January 11, 2016 / Personal
A Story of Childhood
After only a few moments of playing on the swings, the cousins were bored and they ventured into the woods. The sun was setting and it appeared to make their skin glow a yellowy pink. The cousins climbed into the trees as if they were monkeys in a jungle and broke off the dead, dry branches and vines. They collected sticks off of the ground and handfuls of pine needles and dry earth. They found empty cardboard beer and soda boxes in the garage. There was even an old, cumbersome desk that one of the boys dragged out. This was going to be the biggest bonfire ever!
The eldest boy held his machete with both hands and chopped at some of the larger branches, swinging with all of his might. Whack! Whack! Whack! He only stopped for a moment to wipe a trickle of sweat from his brow. He knew that soon there would be a liter of soda for each of them and plenty of marshmallows and chocolate to go around for s’mores!

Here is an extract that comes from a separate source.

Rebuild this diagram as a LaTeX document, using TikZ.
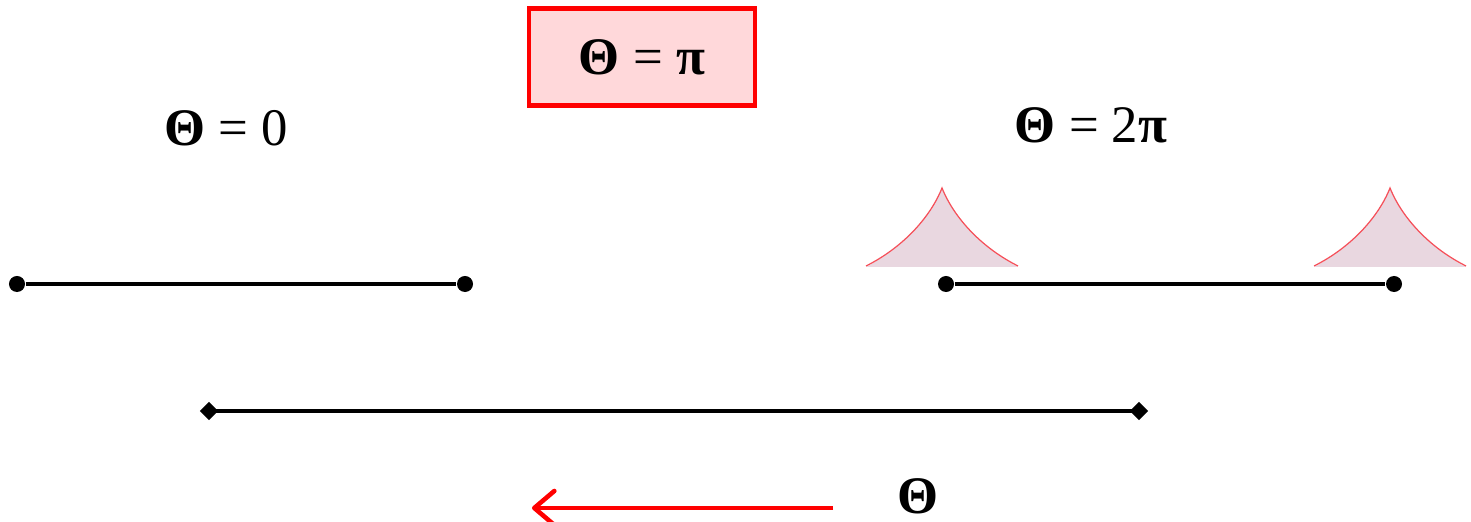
\documentclass[tikz,border=0pt]{standalone}
\usepackage{fontspec}
\setmainfont{Liberation Serif}
\usetikzlibrary{arrows.meta,positioning,shapes.geometric}
\definecolor{boxpink}{RGB}{255,216,218}
\definecolor{cuspfill}{RGB}{233,215,224}
\definecolor{cuspline}{RGB}{245,80,90}
\newcommand{\thetasym}{\textbf{Θ}}
\tikzset{
  endpoint/.style={circle, fill=black, inner sep=0pt, minimum size=0.16cm},
  endtip/.style={diamond, fill=black, inner sep=0pt, minimum size=0.19cm},
  segline/.style={draw=black, line width=0.9pt},
  statebox/.style={draw=red, fill=boxpink, line width=1.2pt, minimum width=2.26cm, minimum height=0.97cm, font=\fontsize{15}{18}\selectfont},
  statelabel/.style={font=\fontsize{15}{18}\selectfont},
  dirarrow/.style={-{Straight Barb[length=2mm,width=3.4mm,line width=1.3pt,round]}, draw=red, line width=1.2pt},
  cusp/.style={fill=cuspfill},
  cuspedge/.style={draw=cuspline, line width=0.35pt}
}

\begin{document}
\begin{tikzpicture}[x=0.01cm,y=-0.01cm]
  \useasboundingbox (0,0) rectangle (1471,522);

  \node[statebox] (boxPi) at (642,57) {\thetasym{} = \textbf{π}};
  \node[statelabel] (labZero) at (226,128) {\thetasym{} = 0};
  \node[statelabel] (labTwoPi) at (1091,125) {\thetasym{} = 2\textbf{π}};

  % cusps
  \foreach \cx in {942,1390} {
    \fill[cusp] (\cx-76,267) .. controls (\cx-40,248) and (\cx-12,218) .. (\cx,188)
      .. controls (\cx+12,218) and (\cx+40,248) .. (\cx+76,267) -- cycle;
    \draw[cuspedge] (\cx-76,266) .. controls (\cx-40,248) and (\cx-12,218) .. (\cx,188)
      .. controls (\cx+12,218) and (\cx+40,248) .. (\cx+76,266);
  }

  \node[endpoint] (a1) at (17,284) {};
  \node[endpoint] (a2) at (465,284) {};
  \draw[segline] (a1) -- (a2);

  \node[endpoint] (b1) at (946,284) {};
  \node[endpoint] (b2) at (1394,284) {};
  \draw[segline] (b1) -- (b2);

  \node[endtip] (c1) at (209,411) {};
  \node[endtip] (c2) at (1139,411) {};
  \draw[segline] (c1.center) -- (c2.center);

  \coordinate (arrStart) at (833,508);
  \coordinate (arrEnd) at (532,508);
  \draw[dirarrow] (arrStart) -- (arrEnd);
  \node[statelabel, inner sep=0pt] (labTheta) at (918,496) {\thetasym};
\end{tikzpicture}
\end{document}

As the sky cooled from a brooding fuschia to a soothing cerulean blue that felt like a warm, fuzzy blanket that wrapped itself around you, the boy struck a match and threw it onto the pile. He lit another and another and another. There was mostly smoke at first, and for a few moments they became frustrated and one of the boys kicked at the pile and shouted. But ever so slowly, a bright, yellow, flickering tongue of a flame slithered up and around one of the branches and the fire began to take hold. Then before they knew it, the fire had devoured the cardboard boxes and giant flames leapt into the air, reaching for the darkness of the night. Sparks cracked and popped up into the sky and the cousins stared at the fire in awe, then jumped and clapped their hands with joy. They had created a living, breathing beast that roared and snarled to be fed more! It appeared that it might even snatch up one of the children if they got too close, but they were quick and darted and dashed beyond the fires grasp. They tossed on more sticks and boxes and they poked at the beast until they were exhausted and there was nothing left to throw onto the fire. The cousins collapsed in a circle on the ground and sat silently. They watched until the rage began to quiver and recede and the reflections in their eyes began to fade.
They sighed, they yawned and they rubbed their weary little eyes. Everything had turned to ash. Every branch, box and pine needle (and most of the desk) had disappeared, been turned to dust, to be returned to the earth and start as something new.